Histoires de vies… combats de femmes
Fondée en 1999 à Casablanca, l’Insaf dispose de trois centres d’accueil. C’est rue Hay Adil, son siège, que nous rencontrons Hasnae Ait Esadik, cheffe de projet depuis 2017.
Après une expérience au Samu social elle rejoint l’association d’abord comme assistante sociale chargée de l’écoute et de l’orientation, avant de prendre en charge un foyer d’hébergement, puis la formation et l’accompagnement à l’emploi des bénéficiaires ainsi que l’insertion professionnelle. « L’Insaf est une université multidisciplinaire où l’on apprend chaque jour », explique-t-elle.
Élevée par sa mère, sa grand-mère et sa sœur, elle a perçu très tôt le manque d'autonomie sociale, administrative et économique des femmes.
Le projet Karama : retrouver sa dignité
Porté par l’association française Batik International, le projet Karama agit pour améliorer l’insertion socio-économique des femmes victimes de violences au Maroc, en Tunisie, en Algérie et en Égypte. Au Maroc, Batik déploie le projet avec ses deux partenaires : la Fédération des ligues des droits des femmes (FLDF) à Rabat et l’Insaf à Casablanca.
Lancé en octobre 2023 à Hay Hassani, Karama offre un accompagnement juridique, administratif et psychologique et un programme d’autonomisation économique et financière. Une urgence dans ce quartier où la violence envers les femmes est particulièrement présente et où vivent de nombreuses mères célibataires.
En lien avec l’Entraide nationale, des services d’accueil de femmes et quelques lits pour des hébergements de longue durée (jusqu’à six mois) sont proposés.
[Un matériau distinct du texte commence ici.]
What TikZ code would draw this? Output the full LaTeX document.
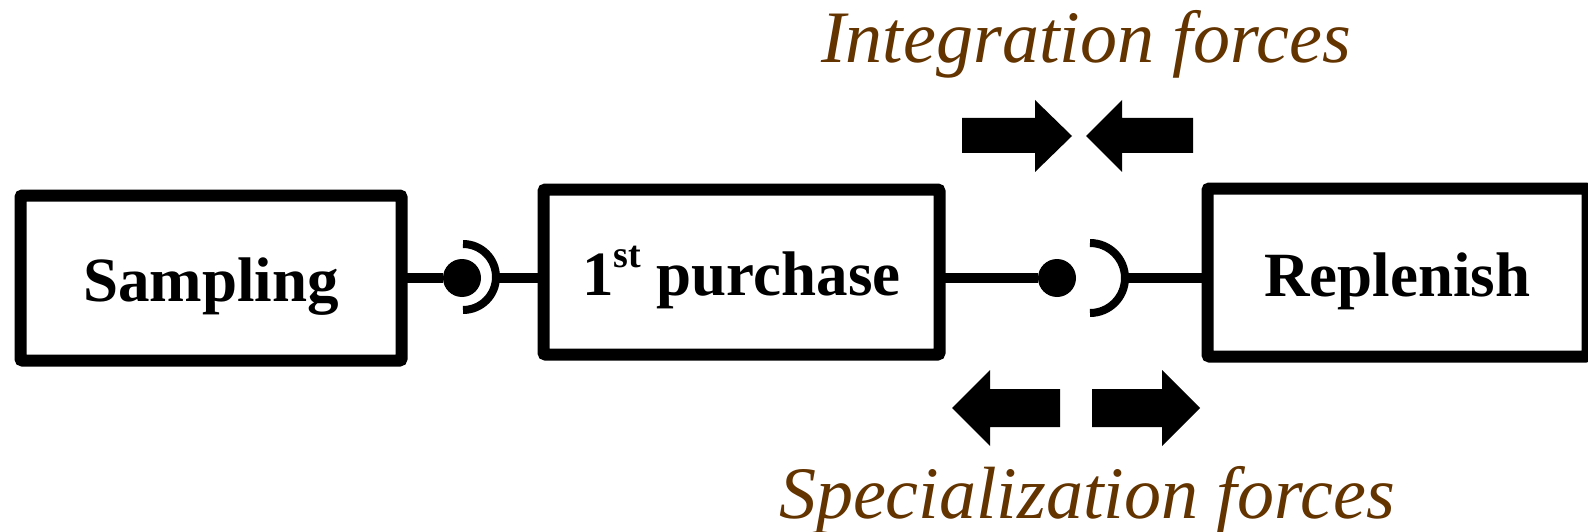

Pour faire face à des situations sociales et de détresse psychologique, un suivi psychiatrique est parfois nécessaire et dispensé par des partenaires de la structure.
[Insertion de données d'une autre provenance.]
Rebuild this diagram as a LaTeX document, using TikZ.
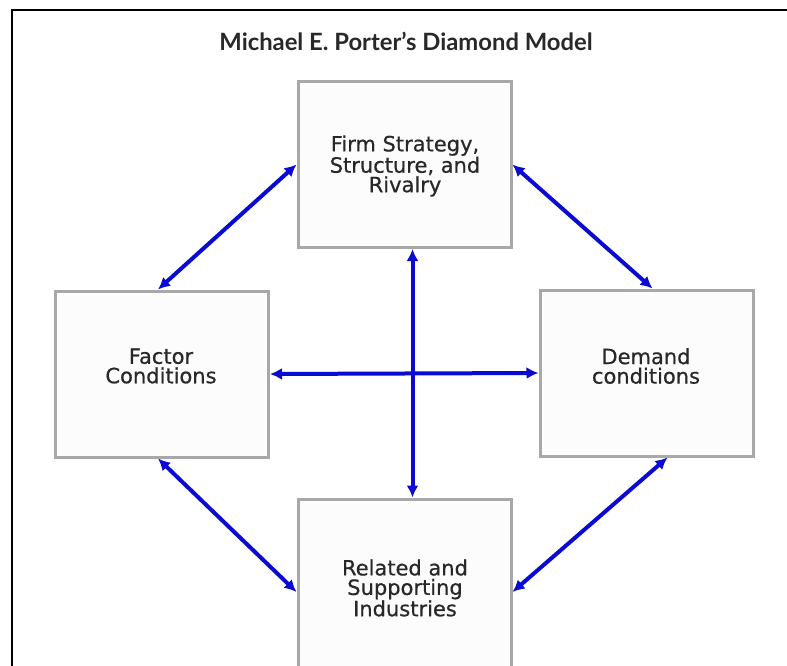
\documentclass[tikz,border=0pt]{standalone}
\usepackage{fontspec}
\setmainfont{DejaVu Sans}
\newfontfamily\cajafont{DejaVu Sans}[FakeBold=0.6]
\newfontfamily\titulofont{Lato}
\usetikzlibrary{arrows.meta}
\definecolor{grisborde}{RGB}{168,168,168}
\definecolor{gristexto}{RGB}{40,40,40}
\definecolor{azulflecha}{RGB}{10,10,210}
\tikzset{
  caja/.style={draw=grisborde, line width=3pt, fill=white!99!black,
    inner sep=0pt, minimum width=213pt, minimum height=166pt},
  texto/.style={text=gristexto, align=center, inner sep=0pt,
    font=\cajafont\fontsize{21}{19.5}\selectfont},
  enlace/.style={azulflecha, line width=4pt,
    {Latex[length=12pt,width=12pt]}-{Latex[length=12pt,width=12pt]}}
}

\begin{document}
\begin{tikzpicture}[x=1pt,y=-1pt]
	\useasboundingbox (0,0) rectangle (787,666);

	% Marco exterior
	\draw[line width=1.5pt] (12,680) -- (12,10) -- (800,10);

	% Titulo
	\node[text=gristexto, font=\titulofont\bfseries\fontsize{23.8}{25}\selectfont] (titulo) at (406,41) {Michael E. Porter’s Diamond Model};

	% Las cuatro cajas
	\node[caja] (firma) at (404.5,164.5) {};
	\node[caja] (factores) at (162,374) {};
	\node[caja] (demanda) at (646.5,373) {};
	\node[caja, minimum height=176pt] (industrias) at (404.5,587) {};

	% Textos de las cajas
	\node[texto] (firmatexto) at (405,166) {Firm Strategy,\\Structure, and\\Rivalry};
	\node[texto] (factorestexto) at (161,366) {Factor\\Conditions};
	\node[texto] (demandatexto) at (646,366) {Demand\\conditions};
	\node[texto] (industriastexto) at (405,588) {Related and\\Supporting\\Industries};

	% Flechas en cruz
	\draw[enlace] (factores.east) -- (demanda.west);
	\draw[enlace] ([xshift=8pt]firma.south) -- ([xshift=8pt]industrias.north);

	% Flechas diagonales
	\draw[enlace] ([xshift=-4pt]factores.north) -- (firma.west);
	\draw[enlace] (firma.east) -- ([xshift=6pt]demanda.north);
	\draw[enlace] ([xshift=21pt]demanda.south) -- ([yshift=-5pt]industrias.east);
	\draw[enlace] ([xshift=-4pt]factores.south) -- ([yshift=-5pt]industrias.west);
\end{tikzpicture}
\end{document}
Des formations sont proposées en coiffure, esthétique, cuisine ou couture, permettant aux bénéficiaires d’acquérir rapidement des compétences professionnelles. « Nous proposons aux femmes des outils pour pouvoir affronter la réalité, se battre et s’en sortir », explique Meriem Othmani.
Certaines ont subi des violences conjugales, d'autres des problématiques de divorce, de reconnaissance de paternité ou d’accès à des documents d’identité (surtout quand ces femmes sont rejetées par leur famille).
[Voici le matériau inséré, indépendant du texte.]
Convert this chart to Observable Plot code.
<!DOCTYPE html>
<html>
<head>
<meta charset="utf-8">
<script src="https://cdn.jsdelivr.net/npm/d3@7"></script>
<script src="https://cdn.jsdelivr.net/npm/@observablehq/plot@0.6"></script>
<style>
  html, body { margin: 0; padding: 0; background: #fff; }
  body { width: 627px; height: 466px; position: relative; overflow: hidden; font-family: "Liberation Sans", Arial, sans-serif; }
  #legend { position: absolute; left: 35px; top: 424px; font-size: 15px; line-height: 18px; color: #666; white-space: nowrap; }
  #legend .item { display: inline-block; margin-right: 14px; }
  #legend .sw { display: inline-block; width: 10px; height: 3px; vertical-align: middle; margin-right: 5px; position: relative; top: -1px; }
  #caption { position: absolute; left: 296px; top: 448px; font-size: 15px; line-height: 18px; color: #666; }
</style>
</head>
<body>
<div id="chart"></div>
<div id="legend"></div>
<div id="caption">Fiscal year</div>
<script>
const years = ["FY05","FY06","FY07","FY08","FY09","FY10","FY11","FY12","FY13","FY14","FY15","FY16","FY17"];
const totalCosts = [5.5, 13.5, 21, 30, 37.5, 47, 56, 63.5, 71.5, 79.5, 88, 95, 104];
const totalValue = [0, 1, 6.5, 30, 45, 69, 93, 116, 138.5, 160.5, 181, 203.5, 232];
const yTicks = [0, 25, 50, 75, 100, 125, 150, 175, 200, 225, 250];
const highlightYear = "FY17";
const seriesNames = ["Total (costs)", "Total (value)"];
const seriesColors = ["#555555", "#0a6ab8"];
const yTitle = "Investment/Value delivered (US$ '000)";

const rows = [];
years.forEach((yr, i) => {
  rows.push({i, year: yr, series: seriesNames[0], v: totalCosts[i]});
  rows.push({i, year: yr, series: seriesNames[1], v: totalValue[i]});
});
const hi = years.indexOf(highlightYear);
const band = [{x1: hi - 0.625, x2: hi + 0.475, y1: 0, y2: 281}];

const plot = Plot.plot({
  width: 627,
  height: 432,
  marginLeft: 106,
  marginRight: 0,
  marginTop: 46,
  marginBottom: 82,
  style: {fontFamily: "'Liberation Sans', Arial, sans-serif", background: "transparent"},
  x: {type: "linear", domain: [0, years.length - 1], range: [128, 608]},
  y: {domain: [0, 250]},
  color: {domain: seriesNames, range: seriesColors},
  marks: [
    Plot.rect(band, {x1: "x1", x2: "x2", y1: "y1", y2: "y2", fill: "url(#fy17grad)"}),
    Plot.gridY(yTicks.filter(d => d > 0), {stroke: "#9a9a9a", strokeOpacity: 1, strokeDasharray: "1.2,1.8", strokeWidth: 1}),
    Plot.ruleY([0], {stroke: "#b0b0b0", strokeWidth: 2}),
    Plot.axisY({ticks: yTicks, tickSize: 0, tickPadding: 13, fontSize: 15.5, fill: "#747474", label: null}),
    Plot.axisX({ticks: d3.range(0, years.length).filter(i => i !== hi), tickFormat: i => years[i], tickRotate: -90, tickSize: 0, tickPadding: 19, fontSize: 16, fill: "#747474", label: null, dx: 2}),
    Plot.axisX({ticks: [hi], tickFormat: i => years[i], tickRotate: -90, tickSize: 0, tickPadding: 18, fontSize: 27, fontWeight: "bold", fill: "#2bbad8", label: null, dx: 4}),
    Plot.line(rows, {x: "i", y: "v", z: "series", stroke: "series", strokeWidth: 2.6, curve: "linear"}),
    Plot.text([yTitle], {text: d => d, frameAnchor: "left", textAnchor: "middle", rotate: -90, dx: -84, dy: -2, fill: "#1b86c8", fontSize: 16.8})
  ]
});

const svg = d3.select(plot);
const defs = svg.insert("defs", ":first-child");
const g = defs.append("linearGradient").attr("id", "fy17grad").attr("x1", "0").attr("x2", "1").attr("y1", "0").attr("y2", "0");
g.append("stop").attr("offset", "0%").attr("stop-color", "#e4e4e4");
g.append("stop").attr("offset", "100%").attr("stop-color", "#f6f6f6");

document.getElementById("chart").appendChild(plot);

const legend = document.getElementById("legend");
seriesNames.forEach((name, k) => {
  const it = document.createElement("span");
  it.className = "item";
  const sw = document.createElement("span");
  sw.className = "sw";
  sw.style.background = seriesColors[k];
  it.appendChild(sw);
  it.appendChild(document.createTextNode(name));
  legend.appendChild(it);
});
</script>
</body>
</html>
L’accès au livret de famille, en théorie possible pour les mères, reste un combat dans la pratique. L’Insaf fournit un appui juridique grâce à son assistante sociale et le recours à des avocats, notamment dans le cas de « maltraitance de travailleuses domestiques, viol, etc. ».
Plaidoyer pour un regard différent
Les femmes sont par ailleurs souvent confrontées aux jugements familiaux et institutionnels. L’Insaf joue donc également un rôle de médiation avec la famille et/ou le partenaire pour lever le poids des préjugés.
L’association subit aussi des critiques et l’acceptation reste difficile dans le quartier. « Pour changer les mentalités, il faut agir sur plusieurs volets car il y a des freins idéologiques et religieux », précise Meriem Othmani. Des freins aggravés par « la misère et par la violence sociale. »
C’est pour agir sur ce volet que l’Insaf a formulé des recommandations dans le cadre du processus de réforme en cours du Code de la famille, la Moudawana. Y sont identifiées des priorités concernant les mères célibataires et les « enfants nés hors mariage », parmi lesquelles :
- La reconnaissance de la tutelle juridique et administrative, pour que ces mères soient reconnues comme cheffe de famille à part entière
- La reconnaissance de paternité par test ADN
- Le droit au remariage sans perdre la garde des enfants
L’engagement de l’Insaf permettra dans un avenir proche l’aboutissement de son combat : que chaque femme et chaque enfant voient leurs droits respectés, sans distinction ni exclusion.